Solstice HA 1.3 has the behavior that there is a single call to each method for all the logical hosts that are moving during a particular reconfiguration. For example, let us say that a physical host is mastering two logical hosts and that physical host crashes. Both of the logical hosts will need to move to the surviving physical host (consider just a two node cluster for now). In Solstice HA 1.3, the methods of each registered data service are called just once, and are passed the complete list of all the logical hosts that this physical host now masters as arguments to the method call. In Sun Cluster 2.x, the implementation of reconfiguration tends to be that logical hosts are moved one at a time. Thus, each data service will have its methods called multiple times, once for each logical host that is moving.

Working With the Differences Between Solstice HA 1.3 and Sun Cluster 2.x

This section describes some ways in which you can adjust your applications to deal with the differences in the API.
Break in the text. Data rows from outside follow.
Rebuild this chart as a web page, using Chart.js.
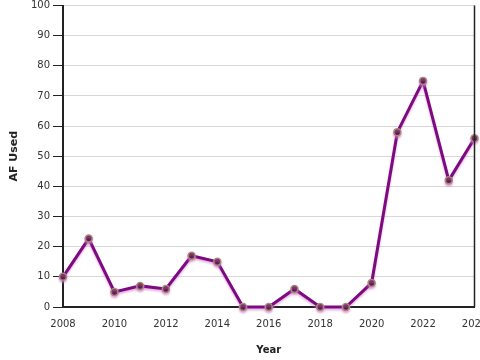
<!DOCTYPE html>
<html><head><meta charset="utf-8">
<script src="https://cdn.jsdelivr.net/npm/chart.js@4"></script>
<style>html,body{margin:0;padding:0;background:#fff}#wrap{width:480px;height:360px}</style>
</head><body><div id="wrap"><canvas id="c"></canvas></div>
<script>
/* ===== data ===== */
const YEARS=[2008,2009,2010,2011,2012,2013,2014,2015,2016,2017,2018,2019,2020,2021,2022,2023,2024];
const AF_USED=[10,22.7,5,7,6,17,15,0,0,6,0,0,8,58,75,42,56];

/* glow under line */
const glow={id:'glow',
  beforeDatasetDraw(c){const x=c.ctx;x.save();x.shadowColor='rgba(210,120,200,.55)';x.shadowOffsetY=2;x.shadowBlur=2;},
  afterDatasetDraw(c){c.ctx.restore();}};
/* right border */
const frame={id:'frame',afterDraw(c){
  const {ctx,chartArea:{right,top,bottom}}=c;
  ctx.save();ctx.strokeStyle='#222';ctx.lineWidth=1.5;
  ctx.beginPath();ctx.moveTo(right,top);ctx.lineTo(right,bottom);ctx.stroke();ctx.restore();}};

const font={family:'"DejaVu Sans", sans-serif',size:10};
new Chart(document.getElementById('c'),{
  type:'line',
  data:{datasets:[{
    data:YEARS.map((y,i)=>({x:y,y:AF_USED[i]})),
    borderColor:'#7d0a80',borderWidth:3,tension:0,
    pointRadius:3.5,pointBackgroundColor:'#5e1850',pointBorderColor:'#a88a78',pointBorderWidth:1.5,
    clip:false
  }]},
  options:{
    responsive:true,maintainAspectRatio:false,animation:false,
    layout:{padding:{top:4,right:3,left:0,bottom:0}},
    plugins:{legend:{display:false},tooltip:{enabled:false}},
    scales:{
      x:{type:'linear',min:2008,max:2024,
         ticks:{stepSize:2,color:'#333',font,padding:6,maxRotation:0,callback:v=>String(v)},
         grid:{display:false,drawTicks:true,tickLength:5,tickColor:'#222'},
         border:{color:'#222',width:2},
         title:{display:true,text:'Year',color:'#222',font:{...font,weight:'bold'},padding:{top:2}},
         afterFit(s){s.height=53;s.paddingLeft=0;s.paddingRight=0;}},
      y:{min:0,max:100,
         ticks:{stepSize:10,color:'#333',font,padding:3},
         grid:{color:'#d8d8d8',lineWidth:1,tickLength:10,tickColor:'#222'},
         border:{color:'#222',width:2},
         title:{display:true,text:'AF Used',color:'#222',font:{...font,size:11,weight:'bold'},padding:{top:8,bottom:12}},
         afterFit(s){s.width=63;s.paddingTop=0;s.paddingBottom=0;}}
    }
  },
  plugins:[glow,frame]
});
</script></body></html>
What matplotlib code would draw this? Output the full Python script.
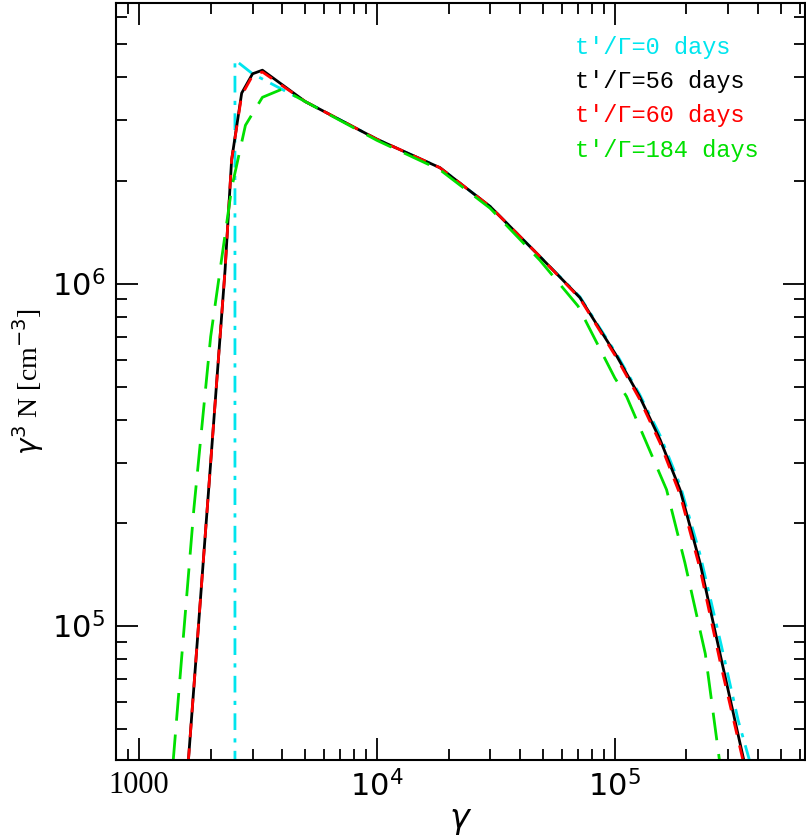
import matplotlib
matplotlib.use("Agg")
import matplotlib.pyplot as plt
from matplotlib.ticker import LogLocator, NullFormatter, FixedLocator, FixedFormatter

g0 = [2530, 2530, 3000, 5000, 1e4, 1.84e4, 2.99e4, 4.84e4, 7.13e4, 1.02e5, 1.27e5, 1.55e5, 1.88e5, 2.28e5, 2.8e5, 3.3e5, 3.7e5]
n0 = [3e4, 4.5e6, 4.1e6, 3.4e6, 2.64e6, 2.18e6, 1.68e6, 1.2e6, 9.15e5, 6.2e5, 4.75e5, 3.6e5, 2.58e5, 1.62e5, 8.8e4, 5.3e4, 4.0e4]

g56 = [1610, 2000, 2300, 2450, 2700, 3000, 3300, 5000, 1e4, 1.84e4, 2.99e4, 4.84e4, 7.13e4, 1.02e5, 1.27e5, 1.55e5, 1.88e5, 2.28e5, 2.8e5, 3.5e5]
n56 = [4e4, 3.0e5, 1.1e6, 2.3e6, 3.6e6, 4.1e6, 4.2e6, 3.4e6, 2.64e6, 2.18e6, 1.68e6, 1.2e6, 9.1e5, 6.13e5, 4.68e5, 3.5e5, 2.5e5, 1.53e5, 8.0e4, 4.0e4]

g60 = g56
n60 = [4e4, 3.0e5, 1.1e6, 2.3e6, 3.55e6, 4.05e6, 4.15e6, 3.4e6, 2.64e6, 2.18e6, 1.68e6, 1.2e6, 9.05e5, 6.05e5, 4.6e5, 3.42e5, 2.42e5, 1.47e5, 7.6e4, 3.9e4]

g184 = [1390, 1700, 2000, 2450, 2800, 3300, 4000, 5000, 1e4, 1.84e4, 2.99e4, 4.84e4, 7.0e4, 1.0e5, 1.12e5, 1.65e5, 1.97e5, 2.4e5, 2.76e5]
n184 = [4e4, 2.2e5, 7e5, 1.9e6, 2.9e6, 3.5e6, 3.7e6, 3.4e6, 2.62e6, 2.15e6, 1.66e6, 1.17e6, 8.6e5, 5.3e5, 4.68e5, 2.5e5, 1.53e5, 8.3e4, 4.0e4]

labels = ["t'/\u0393=0 days", "t'/\u0393=56 days", "t'/\u0393=60 days", "t'/\u0393=184 days"]
colors = ["#00e5ee", "black", "red", "#00e000"]

fig = plt.figure(figsize=(8.06, 8.38), dpi=100)
ax = fig.add_axes([116/806, 1-760/838, 689/806, 757/838])
ax.plot(g0, n0, color=colors[0], lw=2, ls=(0, (6, 3, 1.5, 3)))
ax.plot(g56, n56, color=colors[1], lw=2)
ax.plot(g60, n60, color=colors[2], lw=2, ls=(0, (5, 4)))
ax.plot(g184, n184, color=colors[3], lw=2, ls=(0, (10, 5)))
ax.set_xscale("log"); ax.set_yscale("log")
ax.set_xlim(800, 6.3e5); ax.set_ylim(4.06e4, 6.6e6)

ax.xaxis.set_major_locator(FixedLocator([1000, 1e4, 1e5]))
ax.xaxis.set_major_formatter(FixedFormatter(["1000", "$10^4$", "$10^5$"]))
ax.xaxis.set_minor_locator(LogLocator(subs=range(2, 10)))
ax.xaxis.set_minor_formatter(NullFormatter())
ax.yaxis.set_major_locator(FixedLocator([1e5, 1e6]))
ax.yaxis.set_major_formatter(FixedFormatter(["$10^5$", "$10^6$"]))
ax.yaxis.set_minor_locator(LogLocator(subs=range(2, 10)))
ax.yaxis.set_minor_formatter(NullFormatter())
ax.tick_params(which="both", direction="in", top=True, right=True, width=1.3)
ax.tick_params(which="major", length=16, labelsize=22, pad=8)
ax.tick_params(which="minor", length=8)
for s in ax.spines.values():
    s.set_linewidth(1.5)
plt.rcParams["mathtext.fontset"] = "stix"
for t in ax.get_xticklabels() + ax.get_yticklabels():
    t.set_fontfamily("Liberation Serif")
ax.set_xlabel(r"$\gamma$", fontsize=24, labelpad=0)
ax.set_ylabel(r"$\gamma^3$ N [cm$^{-3}$]", fontsize=20, family="Liberation Serif", labelpad=4)

for i, (lab, c) in enumerate(zip(labels, colors)):
    ax.text((575-116)/689, (760-48)/757 - i*(34/757), lab, color=c, fontsize=17, family="Liberation Mono",
            transform=ax.transAxes, ha="left", va="center")
fig.savefig("out.png", dpi=100)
The API definition, and both of its implementations, ultimately require that a method callback be "idempotent," that is, that it can be called multiple times and that has the same effect as a single call. Pragmatically, a called back method needs to be prepared to deal with the scenario that it has no real work to do, that the work was already accomplished during some previous call to the method. Concretely, this means that the method needs to contain logic that figures out whether there is any work to do for the logical host(s) that are moving. If not, the method should just return. An example of this in shown in Chapter 2 "Sample Data Service".

These differences in the API implementations should have minimal impact given that a data service's called-back methods must deal with the basic idempotence issue anyway.